For a deeper look at where else your money goes further, our affordable Napa Valley wine tasting guide lists more budget-friendly stops beyond this one.

Best for Napa Wine History: Stag’s Leap Wine Cellars

If Grgich Hills covers the white wine half of the Judgment of Paris story, Stag’s Leap Wine Cellars covers the red. Its 1973 Cabernet Sauvignon won the blind tasting’s red wine category over top Bordeaux, and 2026 marks the 50th anniversary of that tasting that changed how the world saw Napa Valley overnight. The Signature Wine Tasting here runs $95 per person for a 75-minute, seated flight of four current-release wines built around the estate’s FAY and S.L.V. vineyards, with a private table inside the visitor center overlooking the vines.

It isn’t the cheapest stop on this list, but for a first-timer who wants to understand why Napa Valley matters at all, there’s no better classroom.

FAQ: First-Time Napa Winery Questions

What are the best wineries in Napa Valley for beginners?

For a first Napa trip, mix categories rather than picking five similar spots: Robert Mondavi Winery for an educational tour, Domaine Carneros or Castello di Amorosa for scenery, V. Sattui for a low-pressure picnic stop, and Grgich Hills or Stag’s Leap Wine Cellars for value and history. Two to three wineries a day is the sweet spot for beginners.

How many wineries should I visit in a day in Napa Valley?

Two to three, max. Each seated tasting runs 60 to 90 minutes once you factor in check-in and drive time between estates, and your palate fades fast after the third pour of the day.

Do Napa Valley wineries require reservations in 2026?

Yes, nearly all of them. Advance booking, sometimes weeks ahead for popular estates, is now the norm across the valley. A small number of wineries, V. Sattui among them, still take same-day walk-ins depending on the day and time.

How much does wine tasting cost in Napa Valley?

Plan on $50 to $75 per person for a standard seated tasting in 2026, with a range of roughly $40 to $150-plus depending on the experience.
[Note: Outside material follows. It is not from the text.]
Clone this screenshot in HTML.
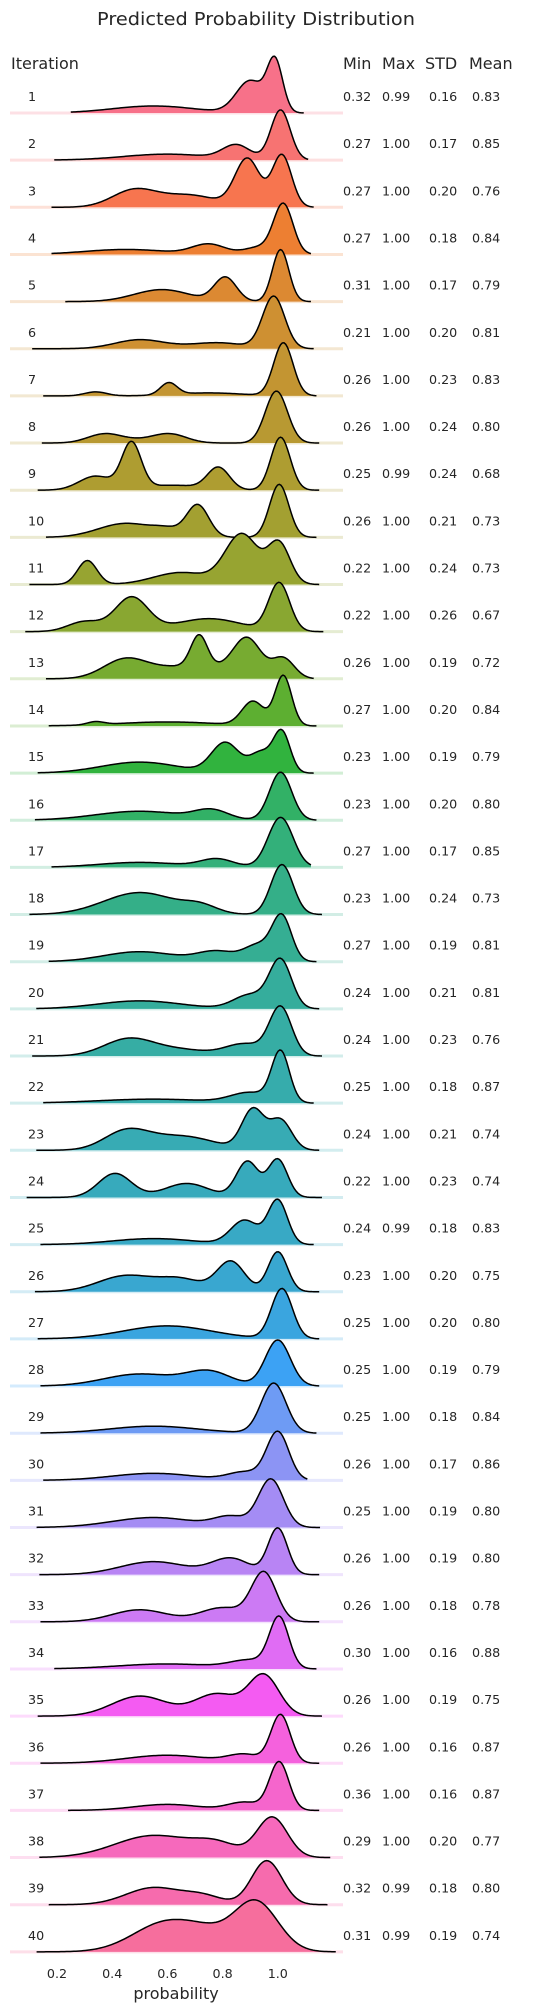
<!DOCTYPE html>
<html><head><meta charset="utf-8">
<style>
html,body{margin:0;padding:0;background:#fff;}
svg{display:block;font-family:"DejaVu Sans","Liberation Sans",sans-serif;}
</style></head>
<body>
<svg id="chart" width="537" height="2010" viewBox="0 0 537 2010" xmlns="http://www.w3.org/2000/svg">
<text x="256" y="25" font-size="18" fill="#262626" text-anchor="middle" textLength="318" lengthAdjust="spacingAndGlyphs">Predicted Probability Distribution</text>
<text x="11" y="69" font-size="16" fill="#262626">Iteration</text>
<text x="343" y="69" font-size="16" fill="#262626">Min</text>
<text x="382" y="69" font-size="16" fill="#262626">Max</text>
<text x="425" y="69" font-size="16" fill="#262626">STD</text>
<text x="469" y="69" font-size="16" fill="#262626">Mean</text>
<g id="ridges"></g>
<g id="labels"></g>
<g id="xaxis"></g>
<text x="176" y="1999" font-size="16" fill="#262626" text-anchor="middle">probability</text>
</svg>
<script>
const xTicks = [0.2, 0.4, 0.6, 0.8, 1.0];
const xTickLabels = ["0.2", "0.4", "0.6", "0.8", "1.0"];
const mins = [0.32,0.27,0.27,0.27,0.31,0.21,0.26,0.26,0.25,0.26,0.22,0.22,0.26,0.27,0.23,0.23,0.27,0.23,0.27,0.24,0.24,0.25,0.24,0.22,0.24,0.23,0.25,0.25,0.25,0.26,0.25,0.26,0.26,0.30,0.26,0.26,0.36,0.29,0.32,0.31];
const maxs = [0.99,1,1,1,1,1,1,1,0.99,1,1,1,1,1,1,1,1,1,1,1,1,1,1,1,0.99,1,1,1,1,1,1,1,1,1,1,1,1,1,0.99,0.99];
const stds = [0.16,0.17,0.20,0.18,0.17,0.20,0.23,0.24,0.24,0.21,0.24,0.26,0.19,0.20,0.19,0.20,0.17,0.24,0.19,0.21,0.23,0.18,0.21,0.23,0.18,0.20,0.20,0.19,0.18,0.17,0.19,0.19,0.18,0.16,0.19,0.16,0.16,0.20,0.18,0.19];
const means = [0.83,0.85,0.76,0.84,0.79,0.81,0.83,0.80,0.68,0.73,0.73,0.67,0.72,0.84,0.79,0.80,0.85,0.73,0.81,0.81,0.76,0.87,0.74,0.74,0.83,0.75,0.80,0.79,0.84,0.86,0.80,0.80,0.78,0.88,0.75,0.87,0.87,0.77,0.80,0.74];
const extentLo = [0.25,0.19,0.18,0.18,0.23,0.11,0.15,0.145,0.13,0.16,0.10,0.085,0.16,0.17,0.13,0.12,0.18,0.10,0.17,0.125,0.11,0.15,0.125,0.09,0.14,0.12,0.13,0.14,0.14,0.15,0.126,0.136,0.14,0.19,0.13,0.14,0.24,0.136,0.17,0.126];
const extentHi = [1.094,1.11,1.13,1.12,1.12,1.13,1.14,1.15,1.15,1.14,1.15,1.165,1.13,1.14,1.13,1.14,1.12,1.16,1.14,1.15,1.16,1.13,1.15,1.16,1.13,1.15,1.15,1.15,1.14,1.107,1.153,1.15,1.15,1.14,1.16,1.15,1.15,1.19,1.18,1.21];
const compLoc = [
[0.99,0.90,0.55],[1.01,0.85,0.6],[0.89,1.015,0.48,0.68],[1.02,0.75,0.45,0.93],[1.01,0.81,0.58],
[0.985,0.5,0.78],[1.02,0.605,0.34,0.75],[0.995,0.37,0.61,0.49],[0.47,0.34,1.01,0.785,0.62],[1.005,0.71,0.45,0.6],
[0.31,0.87,1.005,0.65],[1.005,0.47,0.3,0.75],[0.715,0.89,1.02,0.45,0.62,0.78],[1.02,0.91,0.34,0.6],[1.015,0.94,0.81,0.5],
[1.01,0.76,0.5],[1.01,0.78,0.5],[1.015,0.5,0.72],[1.015,0.93,0.78,0.5],[1.01,0.9,0.5],
[1.01,0.46,0.88,0.65],[1.01,0.9,0.55],[0.91,1.01,0.45,0.65],[1.0,0.89,0.41,0.67],[1.0,0.88,0.55],
[1.0,0.83,0.45,0.65],[1.015,0.6],[1.0,0.75,0.5],[0.985,0.55],[1.0,0.88,0.55],
[0.975,0.83,0.55],[1.0,0.83,0.55],[0.95,0.8,0.5],[1.005,0.9,0.6],[0.95,0.78,0.5],
[1.01,0.88,0.6],[1.005,0.88,0.6],[0.98,0.55,0.78],[0.96,0.55,0.73],[0.92,0.6,0.75]];
const compWidth = [
[0.028,0.05,0.15],[0.035,0.05,0.16],[0.045,0.035,0.08,0.1],[0.035,0.06,0.15,0.05],[0.03,0.04,0.1],
[0.04,0.09,0.1],[0.035,0.03,0.04,0.12],[0.04,0.06,0.06,0.1],[0.035,0.06,0.035,0.04,0.1],[0.035,0.04,0.1,0.05],
[0.035,0.06,0.04,0.1],[0.038,0.06,0.06,0.12],[0.03,0.05,0.04,0.08,0.08,0.1],[0.03,0.04,0.03,0.18],[0.03,0.04,0.05,0.14],
[0.04,0.06,0.16],[0.045,0.06,0.15],[0.04,0.13,0.06],[0.035,0.05,0.07,0.13],[0.04,0.06,0.15],
[0.04,0.09,0.07,0.1],[0.032,0.07,0.2],[0.04,0.04,0.08,0.12],[0.035,0.04,0.06,0.08],[0.035,0.05,0.15],
[0.035,0.05,0.1,0.08],[0.038,0.16],[0.045,0.08,0.13],[0.045,0.16],[0.04,0.06,0.15],
[0.045,0.06,0.15],[0.035,0.07,0.12],[0.045,0.08,0.1],[0.035,0.07,0.18],[0.055,0.08,0.1],
[0.035,0.06,0.15],[0.035,0.06,0.12],[0.055,0.14,0.08],[0.055,0.1,0.07],[0.08,0.12,0.08]];
const compDensity = [
[50,32,7],[50,14,6],[48,52,17,12],[50,10,5,7],[52,24,12],
[52,9,6],[53,12,4,3],[52,8,8,3],[46,14,53,22,5],[53,32,14,6],
[24,50,40,12],[48,34,10,13],[32,36,20,20,8,10],[50,24,3,4],[40,20,30,11],
[48,9,9],[50,8,5],[50,22,7],[44,16,10,10],[48,14,8],
[48,17,12,6],[50,10,4],[40,30,18,14],[38,36,24,14],[44,24,6],
[40,30,16,12],[50,13],[46,14,12],[50,7],[48,8,7],
[48,10,10],[46,16,13],[48,14,12],[50,8,5],[40,22,20],
[48,8,8],[48,8,6],[40,22,12],[44,17,8],[50,30,10]];

const X0 = 57, PX_PER_UNIT = 276, ROW0 = 113, ROW_STEP = 47.15, DENSITY_PX = 1;
function xScale(v){ return X0 + (v - 0.2) * PX_PER_UNIT; }
function rowBase(i){ return ROW0 + i * ROW_STEP; }

// HUSL -> RGB (seaborn husl palette)
const M = [[3.240969941904521,-1.537383177570093,-0.498610760293],[-0.96924363628087,1.87596750150772,0.041555057407175],[0.055630079696993,-0.20397695888897,1.056971514242878]];
function bounds(L){
  const res=[]; const s1=Math.pow(L+16,3)/1560896; const s2 = s1>0.0088564516 ? s1 : L/903.2962962;
  for(let c=0;c<3;c++){const [m1,m2,m3]=M[c];
    for(let t=0;t<2;t++){const top1=(284517*m1-94839*m3)*s2;
      const top2=(838422*m3+769860*m2+731718*m1)*L*s2-769860*t*L;
      const bot=(632260*m3-126452*m2)*s2+126452*t; res.push([top1/bot,top2/bot]);}}
  return res;
}
function maxChroma(L,H){const hr=H/360*Math.PI*2;let mn=Infinity;
  for(const [m,b] of bounds(L)){const len=b/(Math.sin(hr)-m*Math.cos(hr)); if(len>=0) mn=Math.min(mn,len);} return mn;}
function husl(H,S,L){
  const C=maxChroma(L,H)/100*S; const hr=H/360*Math.PI*2;
  const U=Math.cos(hr)*C, V=Math.sin(hr)*C;
  const vu=U/(13*L)+0.19783000664283, vv=V/(13*L)+0.46831999493879;
  const Y = L<=8 ? L/903.2962962 : Math.pow((L+16)/116,3);
  const X = 0-(9*Y*vu)/((vu-4)*vv-vu*vv);
  const Z = (9*Y-15*vv*Y-vv*X)/(3*vv);
  return M.map(r=>{let c=r[0]*X+r[1]*Y+r[2]*Z; c = c<=0.0031308?12.92*c:1.055*Math.pow(c,1/2.4)-0.055;
    return Math.round(Math.max(0,Math.min(1,c))*255);});
}
const N = means.length;
function rowColor(i){ const h=((i/N+0.01)%1)*359; return husl(h,0.9*99,0.65*99); }

const NS="http://www.w3.org/2000/svg";
const ridges=document.getElementById('ridges');
const labels=document.getElementById('labels');
function density(i,x){let s=0; const L=compLoc[i],W=compWidth[i],D=compDensity[i];
  for(let k=0;k<L.length;k++){const z=(x-L[k])/W[k]; s+=D[k]*Math.exp(-0.5*z*z);} return s;}

for(let i=0;i<N;i++){
  const [r,g,b]=rowColor(i); const col=`rgb(${r},${g},${b})`;
  const base=rowBase(i);
  const g0=document.createElementNS(NS,'g');
  
  
  const ln=document.createElementNS(NS,'line');
  
  
  ln.setAttribute('x1',10); ln.setAttribute('x2',343); ln.setAttribute('y1',base); ln.setAttribute('y2',base);
  ln.setAttribute('stroke',`rgba(${r},${g},${b},0.22)`); ln.setAttribute('stroke-width',3);
  g0.appendChild(ln);
  const lo=extentLo[i], hi=extentHi[i]; const n=160; let pts=[];
  for(let k=0;k<=n;k++){const x=lo+(hi-lo)*k/n; pts.push([xScale(x), base-density(i,x)*DENSITY_PX]);}
  const line='M'+pts.map(p=>p[0].toFixed(2)+','+p[1].toFixed(2)).join('L');
  const fill=document.createElementNS(NS,'path');
  
  
  fill.setAttribute('d', line+`L${xScale(hi).toFixed(2)},${base}L${xScale(lo).toFixed(2)},${base}Z`);
  fill.setAttribute('fill',col);
  g0.appendChild(fill);
  const st=document.createElementNS(NS,'path');
  
  
  st.setAttribute('d',line); st.setAttribute('fill','none'); st.setAttribute('stroke','#000'); st.setAttribute('stroke-width',1.5);
  g0.appendChild(st);
  ridges.appendChild(g0);

  const ty=base-12;
  const vals=[[28,String(i+1),'iteration-label'],[343,mins[i].toFixed(2),'min-value'],[382,maxs[i].toFixed(2),'max-value'],[429,stds[i].toFixed(2),'std-value'],[472,means[i].toFixed(2),'mean-value']];
  for(const [x,t,nm] of vals){
    const tx=document.createElementNS(NS,'text');
    
    
    tx.setAttribute('x',x); tx.setAttribute('y',ty); tx.setAttribute('font-size',12.7); tx.setAttribute('fill','#262626');
    tx.textContent=t; labels.appendChild(tx);
  }
}
const xaxis=document.getElementById('xaxis');
for(let k=0;k<xTicks.length;k++){
  const tx=document.createElementNS(NS,'text');
  
  
  tx.setAttribute('x',xScale(xTicks[k])); tx.setAttribute('y',1978); tx.setAttribute('font-size',12.7);
  tx.setAttribute('fill','#262626'); tx.setAttribute('text-anchor','middle');
  tx.textContent=xTickLabels[k]; xaxis.appendChild(tx);
}
</script>
</body></html>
Reserve tastings, food pairings, and private experiences sit at the higher end. Many wineries waive the fee with a wine purchase.

Is Robert Mondavi Winery worth visiting after its 2026 reopening?

Yes, especially for first-timers. The estate reopened in April 2026 after a multi-year renovation and now offers guided tours and educational tastings built specifically for guests who want context, not just a pour.

What should first-time visitors wear to Napa wineries?

Wine country casual works everywhere: nice jeans, comfortable shoes, and a layer, since several tastings move outdoors or through cool cellars. Save the heels and dress shoes for dinner in town instead.

Book Robert Mondavi and Domaine Carneros first if either makes your list; their calendars fill fastest. From there, build the rest of your days around a full 3-day Napa Valley itinerary, and let the wineries above anchor each day instead of trying to squeeze all seven into one.